1. **Description Values Are Not Null**
   - **Result**: Failed
   - **Details**: 1,454 null values were found, accounting for 0.27% of the rows.
   - **Next Step**: Handle missing values by either removing these rows or imputing appropriate values.

2. **Quantity Values Are Between 1 and 1000**
   - **Result**: Failed
   - **Details**: 10,740 values (1.98%) fall outside the range. Common violations include negative quantities like `-1`, `-12`, and `-24`.
   - **Next Step**: Investigate why negative quantities exist (e.g., cancellations) and correct or exclude these rows.

3. **UnitPrice Values Are Between 0.0 and 1000.0**
   - **Result**: Failed
   - **Details**: 122 values (0.02%) exceed the maximum of 1000. For example, values like `13541.33` and `16888.02` were observed.
   - **Next Step**: Investigate outliers to determine if they are valid or require adjustments.

4. **Country Values Are Within a Defined Set**
   - **Result**: Failed
   - **Details**: 26,008 rows (4.80%) contain unexpected country names like "Australia" and "Norway".
   - **Next Step**: Either expand the allowed set of countries or filter these rows as required.

---

### Suggested Next Steps

1. **Address Null Values**
   - For `Description`, either:
     - Remove rows with null values.
     - Impute missing values using the most common description or a placeholder.

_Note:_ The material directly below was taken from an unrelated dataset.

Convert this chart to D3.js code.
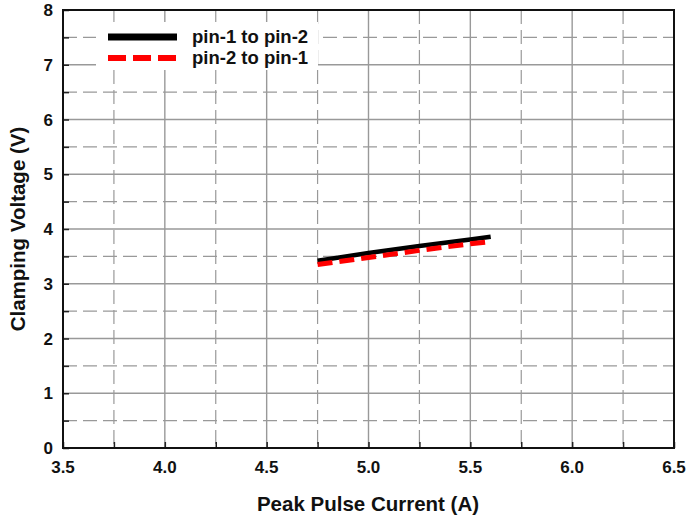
<!DOCTYPE html>
<meta charset="utf-8">
<style>
  body { margin: 0; background: #fff; }
  text { font-family: "Liberation Sans", Arial, sans-serif; font-weight: bold; fill: #111; }
</style>
<svg width="688" height="522"></svg>
<script src="https://d3js.org/d3.v7.min.js"></script>
<script>

    // data
    var currentPin12 = [4.75, 5.0, 5.25, 5.5, 5.6];
    var voltagePin12 = [3.42, 3.56, 3.69, 3.81, 3.86];
    var currentPin21 = [4.75, 5.0, 5.25, 5.5, 5.6];
    var voltagePin21 = [3.35, 3.48, 3.61, 3.73, 3.77];
    var seriesNames = ["pin-1 to pin-2", "pin-2 to pin-1"];
    var xTicks = [3.5, 4.0, 4.5, 5.0, 5.5, 6.0, 6.5];
    var yTicks = [0, 1, 2, 3, 4, 5, 6, 7, 8];

    var svg = d3.select("svg"),
        pL = 63, pR = 674, pT = 10, pB = 448;

    var x = d3.scaleLinear().domain([3.5, 6.5]).range([pL, pR]);
    var y = d3.scaleLinear().domain([0, 8]).range([pB, pT]);

    var grid = svg.append("g");
    // minor dashed grid
    d3.range(3.75, 6.5, 0.5).forEach(function(v) {
        grid.append("line").attr("x1", x(v)).attr("x2", x(v)).attr("y1", pT).attr("y2", pB)
            .attr("stroke", "#999").attr("stroke-width", 1.2).attr("stroke-dasharray", "14,6");
    });
    d3.range(0.5, 8, 1).forEach(function(v) {
        grid.append("line").attr("x1", pL).attr("x2", pR).attr("y1", y(v)).attr("y2", y(v))
            .attr("stroke", "#999").attr("stroke-width", 1.2).attr("stroke-dasharray", "14,6");
    });
    // major solid grid
    xTicks.slice(1, -1).forEach(function(v) {
        grid.append("line").attr("x1", x(v)).attr("x2", x(v)).attr("y1", pT).attr("y2", pB)
            .attr("stroke", "#999").attr("stroke-width", 1.4);
    });
    yTicks.slice(1, -1).forEach(function(v) {
        grid.append("line").attr("x1", pL).attr("x2", pR).attr("y1", y(v)).attr("y2", y(v))
            .attr("stroke", "#999").attr("stroke-width", 1.4);
    });

    // axes with inner ticks
    svg.append("g").attr("transform", "translate(0," + pB + ")")
        .call(d3.axisBottom(x).tickValues(d3.range(3.5, 6.51, 0.25)).tickSize(-6).tickFormat(""));
    svg.append("g").attr("transform", "translate(" + pL + ",0)")
        .call(d3.axisLeft(y).tickValues(d3.range(0, 8.01, 0.5)).tickSize(-6).tickFormat(""));
    svg.selectAll(".domain").remove();
    svg.selectAll(".tick line").attr("stroke", "#222").attr("stroke-width", 1.5);

    svg.append("rect").attr("x", pL).attr("y", pT).attr("width", pR - pL).attr("height", pB - pT)
        .attr("fill", "none").attr("stroke", "#111").attr("stroke-width", 2);

    // tick labels
    svg.append("g").selectAll("text").data(xTicks).enter().append("text")
        .attr("x", function(d) { return x(d); }).attr("y", 473)
        .attr("text-anchor", "middle").style("font-size", "17px")
        .text(function(d) { return d.toFixed(1); });
    svg.append("g").selectAll("text").data(yTicks).enter().append("text")
        .attr("x", 53).attr("y", function(d) { return y(d) + 6; })
        .attr("text-anchor", "end").style("font-size", "17px")
        .text(function(d) { return d; });

    svg.append("text").attr("x", 368).attr("y", 511).attr("text-anchor", "middle")
        .style("font-size", "20.5px").text("Peak Pulse Current (A)");
    svg.append("text").attr("transform", "translate(25," + ((pT + pB) / 2) + ") rotate(-90)")
        .attr("text-anchor", "middle").style("font-size", "20.5px").text("Clamping Voltage (V)");

    // data lines
    var line = d3.line().x(function(d) { return x(d[0]); }).y(function(d) { return y(d[1]); });
    svg.append("path").datum(d3.zip(currentPin12, voltagePin12)).attr("d", line)
        .attr("fill", "none").attr("stroke", "#000").attr("stroke-width", 4.5);
    svg.append("path").datum(d3.zip(currentPin21, voltagePin21)).attr("d", line)
        .attr("fill", "none").attr("stroke", "#f00").attr("stroke-width", 5)
        .attr("stroke-dasharray", "15,7");

    // legend
    var lg = svg.append("g");
    lg.append("rect").attr("x", 96).attr("y", 22).attr("width", 222).attr("height", 48).attr("fill", "#fff");
    lg.append("line").attr("x1", 108).attr("x2", 177).attr("y1", 37).attr("y2", 37)
        .attr("stroke", "#000").attr("stroke-width", 7);
    lg.append("line").attr("x1", 108).attr("x2", 177).attr("y1", 58).attr("y2", 58)
        .attr("stroke", "#f00").attr("stroke-width", 6).attr("stroke-dasharray", "18,7");
    lg.selectAll("text").data(seriesNames).enter().append("text")
        .attr("x", 192).attr("y", function(d, i) { return 43 + i * 21; })
        .style("font-size", "18.5px").text(function(d) { return d; });
</script>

2. **Investigate Negative Quantities**
   - Negative quantities might indicate cancellations. Ensure these rows are treated separately or excluded from analytics.

3. **Handle Price Outliers**
   - Check whether values above 1000 are valid (e.g., bulk orders or pricing errors). Correct or exclude invalid rows.

4. **Review Unexpected Countries**
   - Verify if customers from countries like "Australia" and "Norway" should be included. If valid, update the `value_set` to include these countries.